■ What the task asks ■
Copy nothing but the text: reproduce each line of the listing exactly and leave the pictures out.
— Start Given information —
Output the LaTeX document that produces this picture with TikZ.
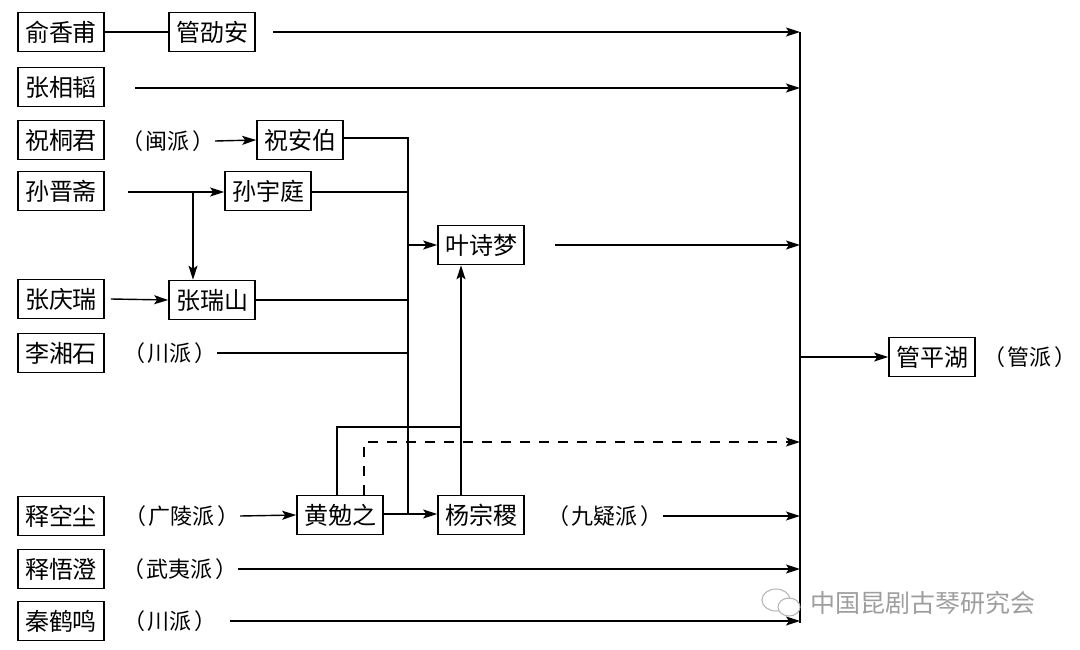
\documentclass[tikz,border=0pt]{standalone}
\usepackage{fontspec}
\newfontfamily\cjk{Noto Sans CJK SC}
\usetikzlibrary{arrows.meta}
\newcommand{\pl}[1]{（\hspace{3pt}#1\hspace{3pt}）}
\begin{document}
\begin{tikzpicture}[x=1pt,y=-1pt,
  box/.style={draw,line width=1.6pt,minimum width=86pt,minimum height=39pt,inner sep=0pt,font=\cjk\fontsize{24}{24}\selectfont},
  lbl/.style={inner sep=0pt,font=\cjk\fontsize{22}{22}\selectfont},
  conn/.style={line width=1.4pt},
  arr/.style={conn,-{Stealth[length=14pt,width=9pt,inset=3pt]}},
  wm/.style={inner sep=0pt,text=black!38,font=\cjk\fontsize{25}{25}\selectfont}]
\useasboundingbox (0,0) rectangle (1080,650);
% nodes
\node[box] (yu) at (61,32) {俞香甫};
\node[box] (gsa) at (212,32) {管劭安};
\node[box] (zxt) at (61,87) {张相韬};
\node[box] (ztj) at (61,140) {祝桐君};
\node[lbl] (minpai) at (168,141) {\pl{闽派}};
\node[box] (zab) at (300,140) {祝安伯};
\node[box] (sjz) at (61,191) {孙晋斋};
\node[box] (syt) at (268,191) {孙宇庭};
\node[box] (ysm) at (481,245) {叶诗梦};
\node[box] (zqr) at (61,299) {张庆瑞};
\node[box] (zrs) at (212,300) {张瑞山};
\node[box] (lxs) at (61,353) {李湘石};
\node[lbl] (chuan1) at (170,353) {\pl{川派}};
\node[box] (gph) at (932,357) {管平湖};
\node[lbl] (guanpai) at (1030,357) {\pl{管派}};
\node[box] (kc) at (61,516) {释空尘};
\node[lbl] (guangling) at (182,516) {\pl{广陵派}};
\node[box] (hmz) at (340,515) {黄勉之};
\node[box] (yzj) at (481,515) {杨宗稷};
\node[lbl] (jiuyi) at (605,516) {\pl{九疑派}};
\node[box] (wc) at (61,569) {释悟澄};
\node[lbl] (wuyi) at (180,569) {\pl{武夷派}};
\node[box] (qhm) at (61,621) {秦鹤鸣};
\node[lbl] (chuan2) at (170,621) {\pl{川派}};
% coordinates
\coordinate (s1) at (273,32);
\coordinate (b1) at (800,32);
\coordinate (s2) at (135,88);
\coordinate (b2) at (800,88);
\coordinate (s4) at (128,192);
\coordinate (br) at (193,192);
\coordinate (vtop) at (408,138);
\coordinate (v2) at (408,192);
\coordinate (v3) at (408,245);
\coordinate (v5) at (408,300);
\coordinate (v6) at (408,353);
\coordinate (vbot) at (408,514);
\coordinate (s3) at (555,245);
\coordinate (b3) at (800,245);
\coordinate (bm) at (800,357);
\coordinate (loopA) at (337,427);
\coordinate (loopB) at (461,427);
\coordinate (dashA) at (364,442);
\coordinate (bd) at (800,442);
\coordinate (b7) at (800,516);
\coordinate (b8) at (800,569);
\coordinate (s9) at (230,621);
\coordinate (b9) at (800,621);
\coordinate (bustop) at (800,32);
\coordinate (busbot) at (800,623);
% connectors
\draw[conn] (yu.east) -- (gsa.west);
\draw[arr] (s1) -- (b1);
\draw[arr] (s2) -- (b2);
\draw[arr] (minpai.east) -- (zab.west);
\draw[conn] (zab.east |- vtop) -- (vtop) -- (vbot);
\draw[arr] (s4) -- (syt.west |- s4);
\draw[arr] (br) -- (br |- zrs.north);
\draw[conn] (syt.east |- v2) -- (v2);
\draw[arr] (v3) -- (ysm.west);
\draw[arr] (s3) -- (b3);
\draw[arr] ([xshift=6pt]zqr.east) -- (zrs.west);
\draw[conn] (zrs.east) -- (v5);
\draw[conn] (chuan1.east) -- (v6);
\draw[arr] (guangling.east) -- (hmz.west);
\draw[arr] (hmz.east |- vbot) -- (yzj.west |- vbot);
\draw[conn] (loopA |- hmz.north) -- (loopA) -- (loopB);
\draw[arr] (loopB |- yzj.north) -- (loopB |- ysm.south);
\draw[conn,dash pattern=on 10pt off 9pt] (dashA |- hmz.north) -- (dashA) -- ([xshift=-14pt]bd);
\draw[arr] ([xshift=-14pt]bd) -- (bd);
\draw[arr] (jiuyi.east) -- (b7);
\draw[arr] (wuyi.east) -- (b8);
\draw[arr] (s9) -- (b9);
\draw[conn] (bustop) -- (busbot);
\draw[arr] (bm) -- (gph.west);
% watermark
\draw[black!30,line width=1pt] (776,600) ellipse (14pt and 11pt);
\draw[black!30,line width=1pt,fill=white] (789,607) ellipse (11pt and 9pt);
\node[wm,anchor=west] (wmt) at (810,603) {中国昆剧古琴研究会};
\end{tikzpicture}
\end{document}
— End Given information —
■ Correct answer ■
Output the LaTeX document that produces this picture with TikZ.
\documentclass[tikz,border=0pt]{standalone}
\usepackage{fontspec}
\newfontfamily\cjk{Noto Sans CJK SC}
\usetikzlibrary{arrows.meta}
\newcommand{\pl}[1]{（\hspace{3pt}#1\hspace{3pt}）}
\begin{document}
\begin{tikzpicture}[x=1pt,y=-1pt,
  box/.style={draw,line width=1.6pt,minimum width=86pt,minimum height=39pt,inner sep=0pt,font=\cjk\fontsize{24}{24}\selectfont},
  lbl/.style={inner sep=0pt,font=\cjk\fontsize{22}{22}\selectfont},
  conn/.style={line width=1.4pt},
  arr/.style={conn,-{Stealth[length=14pt,width=9pt,inset=3pt]}},
  wm/.style={inner sep=0pt,text=black!38,font=\cjk\fontsize{25}{25}\selectfont}]
\useasboundingbox (0,0) rectangle (1080,650);
% nodes
\node[box] (yu) at (61,32) {俞香甫};
\node[box] (gsa) at (212,32) {管劭安};
\node[box] (zxt) at (61,87) {张相韬};
\node[box] (ztj) at (61,140) {祝桐君};
\node[lbl] (minpai) at (168,141) {\pl{闽派}};
\node[box] (zab) at (300,140) {祝安伯};
\node[box] (sjz) at (61,191) {孙晋斋};
\node[box] (syt) at (268,191) {孙宇庭};
\node[box] (ysm) at (481,245) {叶诗梦};
\node[box] (zqr) at (61,299) {张庆瑞};
\node[box] (zrs) at (212,300) {张瑞山};
\node[box] (lxs) at (61,353) {李湘石};
\node[lbl] (chuan1) at (170,353) {\pl{川派}};
\node[box] (gph) at (932,357) {管平湖};
\node[lbl] (guanpai) at (1030,357) {\pl{管派}};
\node[box] (kc) at (61,516) {释空尘};
\node[lbl] (guangling) at (182,516) {\pl{广陵派}};
\node[box] (hmz) at (340,515) {黄勉之};
\node[box] (yzj) at (481,515) {杨宗稷};
\node[lbl] (jiuyi) at (605,516) {\pl{九疑派}};
\node[box] (wc) at (61,569) {释悟澄};
\node[lbl] (wuyi) at (180,569) {\pl{武夷派}};
\node[box] (qhm) at (61,621) {秦鹤鸣};
\node[lbl] (chuan2) at (170,621) {\pl{川派}};
% coordinates
\coordinate (s1) at (273,32);
\coordinate (b1) at (800,32);
\coordinate (s2) at (135,88);
\coordinate (b2) at (800,88);
\coordinate (s4) at (128,192);
\coordinate (br) at (193,192);
\coordinate (vtop) at (408,138);
\coordinate (v2) at (408,192);
\coordinate (v3) at (408,245);
\coordinate (v5) at (408,300);
\coordinate (v6) at (408,353);
\coordinate (vbot) at (408,514);
\coordinate (s3) at (555,245);
\coordinate (b3) at (800,245);
\coordinate (bm) at (800,357);
\coordinate (loopA) at (337,427);
\coordinate (loopB) at (461,427);
\coordinate (dashA) at (364,442);
\coordinate (bd) at (800,442);
\coordinate (b7) at (800,516);
\coordinate (b8) at (800,569);
\coordinate (s9) at (230,621);
\coordinate (b9) at (800,621);
\coordinate (bustop) at (800,32);
\coordinate (busbot) at (800,623);
% connectors
\draw[conn] (yu.east) -- (gsa.west);
\draw[arr] (s1) -- (b1);
\draw[arr] (s2) -- (b2);
\draw[arr] (minpai.east) -- (zab.west);
\draw[conn] (zab.east |- vtop) -- (vtop) -- (vbot);
\draw[arr] (s4) -- (syt.west |- s4);
\draw[arr] (br) -- (br |- zrs.north);
\draw[conn] (syt.east |- v2) -- (v2);
\draw[arr] (v3) -- (ysm.west);
\draw[arr] (s3) -- (b3);
\draw[arr] ([xshift=6pt]zqr.east) -- (zrs.west);
\draw[conn] (zrs.east) -- (v5);
\draw[conn] (chuan1.east) -- (v6);
\draw[arr] (guangling.east) -- (hmz.west);
\draw[arr] (hmz.east |- vbot) -- (yzj.west |- vbot);
\draw[conn] (loopA |- hmz.north) -- (loopA) -- (loopB);
\draw[arr] (loopB |- yzj.north) -- (loopB |- ysm.south);
\draw[conn,dash pattern=on 10pt off 9pt] (dashA |- hmz.north) -- (dashA) -- ([xshift=-14pt]bd);
\draw[arr] ([xshift=-14pt]bd) -- (bd);
\draw[arr] (jiuyi.east) -- (b7);
\draw[arr] (wuyi.east) -- (b8);
\draw[arr] (s9) -- (b9);
\draw[conn] (bustop) -- (busbot);
\draw[arr] (bm) -- (gph.west);
% watermark
\draw[black!30,line width=1pt] (776,600) ellipse (14pt and 11pt);
\draw[black!30,line width=1pt,fill=white] (789,607) ellipse (11pt and 9pt);
\node[wm,anchor=west] (wmt) at (810,603) {中国昆剧古琴研究会};
\end{tikzpicture}
\end{document}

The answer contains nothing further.